Borja Terán Periodista
OPINIÓN

El dilema del posicionamiento político de los presentadores de TV: influir o irritar

Estamos confundidos: empezamos a pensar que la autoría es dar mítines cuando es crear desde el ideal. Nada que ver.
Ana Rosa Quintana en 'El Programa de Ana Rosa', pilar de Telecinco.
Ana Rosa Quintana en 'El Programa de Ana Rosa', pilar de Telecinco.
Mediaset
Ana Rosa Quintana en 'El Programa de Ana Rosa', pilar de Telecinco.

Chicho Ibáñez Serrador vislumbró que con la llegada de la más feroz competencia "la oferta televisiva se iba a igualar". Acertó, y lo hizo treinta años antes de que la pantalla se multiplicara en una pluralidad de ventanas con la popularización de las redes sociales y la llegada de las plataformas bajo demanda, que nos enfrentan a diario a un gran flujo de contenidos audiovisuales, aunque paradójicamente demasiado clónicos.  Vemos mucho, olvidamos también mucho.

Entre tanto trajín, el porvenir de los medios de comunicación clásicos vuelve a ir unido a los autores de cabecera. Aquellos profesionales que logran un sello especial a través del binomio de credibilidad y creatividad. No es nada nuevo, siempre ha sido así. Joaquín Soler Serrano, José María Íñigo, Jesús Hermida, Mercedes Milá...  Nombres propios con un carácter incontrolablemente auténtico. Ya lo dice María Teresa Campos: "nunca he sido parte del decorado".  Su carisma daba una entidad única al programa, independientemente de los asuntos protagónicos del día.

La autoría deja huella. Más demandada aún en épocas donde el comentario anónimo despista demasiado desde las aplicaciones virales. El espectador busca en la tele esa elaboración que no encuentra en otros lugares y agradece prescriptores en los que confiar porque crean un universo curioso a través de una perspectiva interesante, útil e ingeniosa. O las tres cualidades juntas. 

De ahí que, si nos fijamos bien, los programas que siguen calando en el recuerdo colectivo de hoy continúan siendo aquellos vinculados a rostros que no imitan: Jorge Javier Vázquez, David Broncano, Alfonso Arús, Antonio García Ferreras... Sus programas hubieran sido otra historia con otros presentadores. En algunos casos, hubieran durado un Telediario y medio.

Algo similar sucede con Ana Rosa Quintana, Pablo Motos o Iker Jiménez. Todos son referentes de la televisión de autor, que el espectador recuerda, entre otras razones, porque sus líderes atesoran una mirada que no crea indiferencia. 

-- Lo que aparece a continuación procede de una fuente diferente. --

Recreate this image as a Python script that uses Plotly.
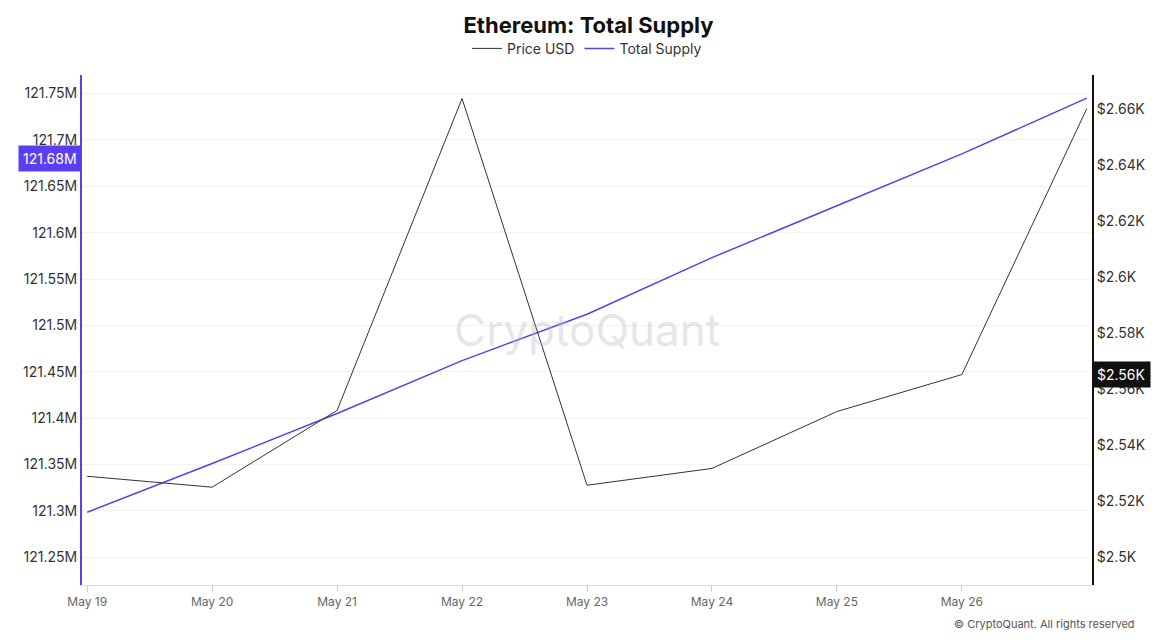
import plotly.graph_objects as go

dates = ["2024-05-19","2024-05-20","2024-05-21","2024-05-22","2024-05-23","2024-05-24","2024-05-25","2024-05-26","2024-05-27"]
supply = [121.2985e6,121.351e6,121.405e6,121.462e6,121.512e6,121.573e6,121.629e6,121.685e6,121.745e6]
price = [2528.8,2524.9,2552.3,2663.6,2525.6,2531.6,2551.9,2565.1,2660.0]

fig = go.Figure()
fig.add_trace(go.Scatter(x=dates, y=price, name="Price USD", yaxis="y2", mode="lines",
                         line=dict(color="#333333", width=1)))
fig.add_trace(go.Scatter(x=dates, y=supply, name="Total Supply", mode="lines",
                         line=dict(color="#5a3ff0", width=1.5)))

fig.update_layout(
    width=1161, height=642, paper_bgcolor="white", plot_bgcolor="white",
    font=dict(family="Inter, Open Sans, sans-serif", color="#333"),
    title=dict(text="<b>Ethereum: Total Supply</b>", x=0.5, y=0.985, yanchor="top", xanchor="center",
               font=dict(size=22, color="#111")),
    legend=dict(orientation="h", x=0.5, xanchor="center", y=1.02, yanchor="bottom",
                font=dict(size=14)),
    margin=dict(l=74, r=77, t=67, b=65),
    xaxis=dict(type="date", range=["2024-05-18 23:00","2024-05-27 01:00"],
               tickvals=dates[:-1], ticktext=["May 19","May 20","May 21","May 22","May 23","May 24","May 25","May 26"],
               showgrid=False, tickfont=dict(size=12, color="#666"), ticks="outside",
               ticklen=6, tickcolor="#ccc", showline=True, linecolor="#ddd"),
    yaxis=dict(range=[121.22e6,121.77e6], tickvals=[121.25e6+i*0.05e6 for i in range(11)],
               ticktext=[f"{121.25+i*0.05:g}M" for i in range(11)],
               showgrid=True, gridcolor="#f2f2f2", showline=True, linecolor="#5a3ff0", linewidth=2,
               tickfont=dict(size=14, color="#333")),
    yaxis2=dict(overlaying="y", side="right", range=[2490, 2672],
                tickvals=[2500+20*i for i in range(9)],
                ticktext=[f"${(2500+20*i)/1000:g}K" for i in range(9)],
                showgrid=False, showline=True, linecolor="#111", linewidth=2,
                tickfont=dict(size=14, color="#333")),
    annotations=[
        dict(text="CryptoQuant", x=0.5, y=0.5, xref="paper", yref="paper", showarrow=False,
             font=dict(size=44, color="rgba(180,180,200,0.35)")),
        dict(text="© CryptoQuant. All rights reserved", x=1.045, y=-0.095, xref="paper", yref="paper",
             xanchor="right", showarrow=False, font=dict(size=11, color="#555")),
        dict(text="121.68M", x=0, xref="paper", y=121.68e6, yref="y", xanchor="right", showarrow=False,
             bgcolor="#5a3ff0", font=dict(size=14, color="white"), borderpad=4),
        dict(text="$2.56K", x=1, xref="paper", y=2565.1, yref="y2", xanchor="left", showarrow=False,
             bgcolor="#111", font=dict(size=14, color="white"), borderpad=4),
    ],
)
fig.write_html("out.html")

Aunque existe una diferencia entre la mayoría de los creadores televisivos de antaño y algunos de los que resuenan hoy con más intensidad. En la televisión tradicional antes había cierta cautela para que la opinión personal no paralizara el rigor. La verdad tenía valor y era vista como el camino para lograr la confianza de un público amplio.

En cambio, con el auge de las redes sociales, da la sensación de que todo el mundo debe tener opinión de todo. Los propios comunicadores se contagian de esa sensación. No vale con presentar, también hay que influir. A menudo, pensando más en los políticos que en el espectador.  

Pero la audiencia no quiere comunicadores en trincheras radicales, que parece que más que presentar estén elucubrando en Twitter. Antes el público disfrutaba del cabreo en la tele, verlo suponía sentirse superior a las locuras que veía. Ahora, la bronca le afecta directamente. La vive en primera persona en las redes sociales, donde participa activamente.

El espectador se siente en medio de la gresca y vive un hartazgo de miedosas proclamas, que paralizan, crean ansiedad y son la antítesis de la información útil. Y es difícil escapar de este ambiente de crispación, ya que va contagiándose por todos los lados mediáticos. Incluidos grandes buques insignia de las televisiones generalistas. Error, pues la audiencia quiere ser acompañada, no enfrentada. Hay tendencias claras que lo marcan. De ahí que, por ejemplo, Alfonso Arús sea capaz de arrebatar el liderazgo a Ana Rosa Quintana. Pero, mientras tanto, estamos muy confundidos: empezamos a pensar que la autoría es dar mítines cuando es crear desde el ideal. Nada que ver.